I am fortunate to work on the Islands Energy Program at Rocky Mountain Institute, a nonprofit dedicated to transforming global energy use to create a clean, prosperous and secure low-carbon future. We partner with islands in the Caribbean to advance their energy transition in pursuit of their objectives and priorities. By addressing the unique challenges islands face, we are supporting islands to move beyond clean-energy roadmaps to tangible, on-the-ground results.
Strong storms, stronger women
Through RMI’s work with islands, the Islands Energy Program sees the value of diversity both within our team and on the islands we partner with. “Miss Irma” and “Miss Maria” are not the only powerful women in the Caribbean; I am fortunate to work with many rising women leaders in islands and support mentorship through the Women in Renewable Energy Network. When there are diverse voices that are part of the conversation and decision-making, bolder energy solutions are uncovered.
In the Islands Energy Program, we’ve identified three key components to a successful energy transition. First, everything begins with a plan. It is critical that stakeholders (the island’s government, electric utility and the public) align around a core vision and jointly develop a plan to achieve the vision. My team collaborates with the stakeholders from our partner islands to identify shared priorities, and then provides independent technical analysis of energy options for their future electricity system.
Next, stakeholders must act. Our team continues to support islands beyond establishing an integrated plan, by de-risking and advancing specific renewable energy or energy efficiency projects, which are often the first large-scale projects of this type in each island. The 3 megawatt solar PV plant near Vieux Fort in Saint Lucia is a great example of a pioneering island implementing a successful first project.
Innovation and collaboration
In parallel to deployment of specific projects, it is crucial that islands build expertise in operating and maintaining technologies that are new for them. As an example, while solar PV and battery energy storage have been proven globally, many island engineers and operators are familiar with only one power generation resource: diesel generators. Learning how to operate and integrate new resources into their electricity systems is key to a successful transition; sharing those learnings with other islands will spark continued momentum for island leadership in energy.

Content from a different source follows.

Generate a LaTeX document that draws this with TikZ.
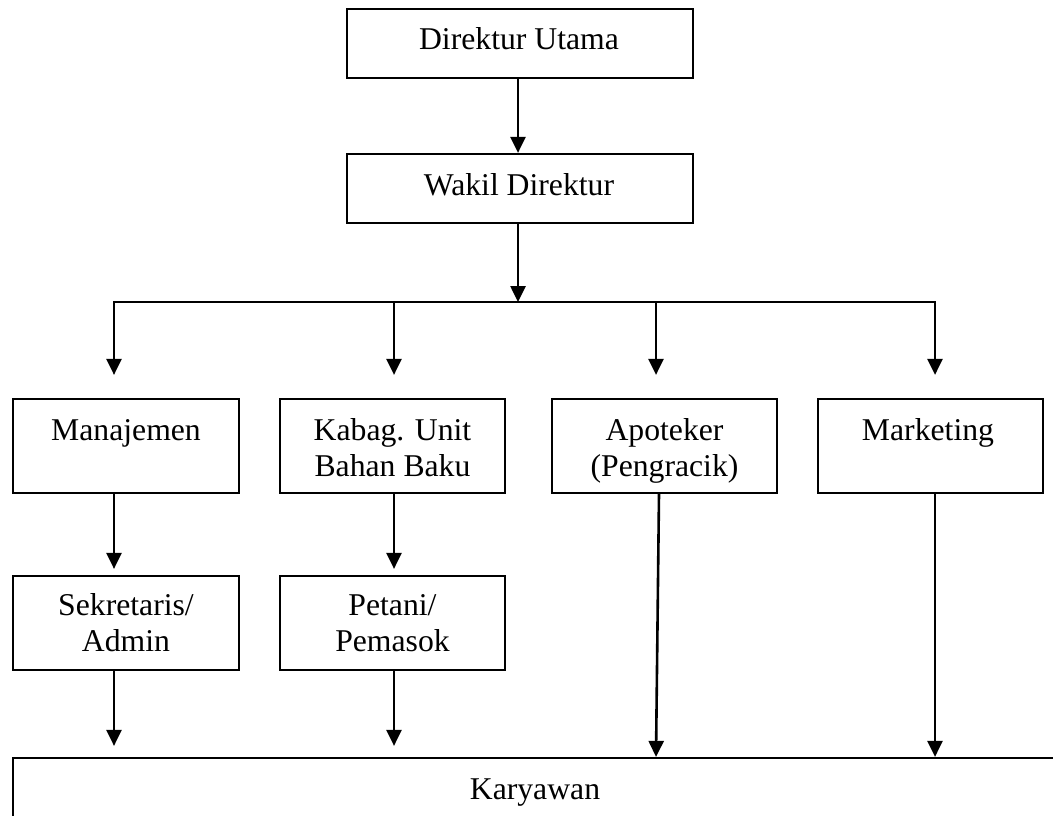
\documentclass[tikz,border=0pt]{standalone}
\usepackage{fontspec}
\setmainfont{Liberation Serif}
\usetikzlibrary{arrows.meta,calc}
\begin{document}
\begin{tikzpicture}[x=1pt,y=-1pt,
  box/.style={draw, line width=2.2pt, inner sep=0pt},
  lbl/.style={font=\fontsize{31.7}{36}\selectfont, align=center, anchor=base, inner sep=0pt},
  arr/.style={line width=2.6pt, -{Triangle[width=15pt,length=16pt]}},
  busline/.style={line width=2.6pt, line cap=rect}]
\fill[white] (0,0) rectangle (1053,816);
\useasboundingbox (0,0) rectangle (1053,816);
\clip (0,0) rectangle (1053,816);

% boxes
\node[box, minimum width=346pt, minimum height=69pt] (dir) at (520,43.5) {};
\node[box, minimum width=346pt, minimum height=69pt] (wak) at (520,188.5) {};
\node[box, minimum width=226pt, minimum height=94pt] (man) at (126,446) {};
\node[box, minimum width=225pt, minimum height=94pt] (kab) at (392.5,446) {};
\node[box, minimum width=225pt, minimum height=94pt] (apo) at (664.5,446) {};
\node[box, minimum width=225pt, minimum height=94pt] (mkt) at (930.5,446) {};
\node[box, minimum width=226pt, minimum height=94pt] (sek) at (126,623) {};
\node[box, minimum width=225pt, minimum height=94pt] (pet) at (392.5,623) {};
\node[box, minimum width=1045pt, minimum height=92pt] (kar) at (535.5,804) {};

% texts (anchor base = baseline of the last line)
\node[lbl] (dirT) at (519,50) {Direktur Utama};
\node[lbl] (wakT) at (519,195) {Wakil Direktur};
\node[lbl] (manT) at (126,440) {Manajemen};
\node[lbl] (kabT) at (392.5,476) {Kabag. Unit\\Bahan Baku};
\node[lbl] (apoT) at (664.5,476) {Apoteker\\(Pengracik)};
\node[lbl] (mktT) at (928,440) {Marketing};
\node[lbl] (sekT) at (126,651) {Sekretaris/\\Admin};
\node[lbl] (petT) at (392.5,651) {Petani/\\Pemasok};
\node[lbl] (karT) at (535,799) {Karyawan};

% bus
\coordinate (b1) at (114,302);
\coordinate (b2) at (394,302);
\coordinate (b3) at (656,302);
\coordinate (b4) at (935,302);

\draw[arr] (dir.south -| 518,0) -- (wak.north -| 518,0);
\draw[arr] (wak.south -| 518,0) -- (b1 -| 518,0);
\draw[busline] (b1) -- (b4);

\draw[arr, shorten >=23pt] (b1) -- (man.north -| b1);
\draw[arr, shorten >=23pt] (b2) -- (kab.north -| b2);
\draw[arr, shorten >=23pt] (b3) -- (apo.north -| b3);
\draw[arr, shorten >=23pt] (b4) -- (mkt.north -| b4);

\draw[arr, shorten >=6pt] (man.south -| b1) -- (sek.north -| b1);
\draw[arr, shorten >=6pt] (kab.south -| b2) -- (pet.north -| b2);
\draw[arr, shorten >=11pt] (sek.south -| b1) -- (kar.north -| b1);
\draw[arr, shorten >=11pt] (pet.south -| b2) -- (kar.north -| b2);
\draw[arr] ($(apo.south -| b3)+(3,0)$) -- (kar.north -| b3);
\draw[arr] (mkt.south -| b4) -- (kar.north -| b4);
\end{tikzpicture}
\end{document}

The Islands Energy Program team is supporting islands to accelerate their energy transition by advancing their vision and ambition through technical and operational assistance. By first defining their vision, and then embarking on an energy transition through specific actions and the building of local capacity while including diverse perspectives, islands are demonstrating what is possible and creating an energy future that is resilient, reliable, low-cost and sustainable.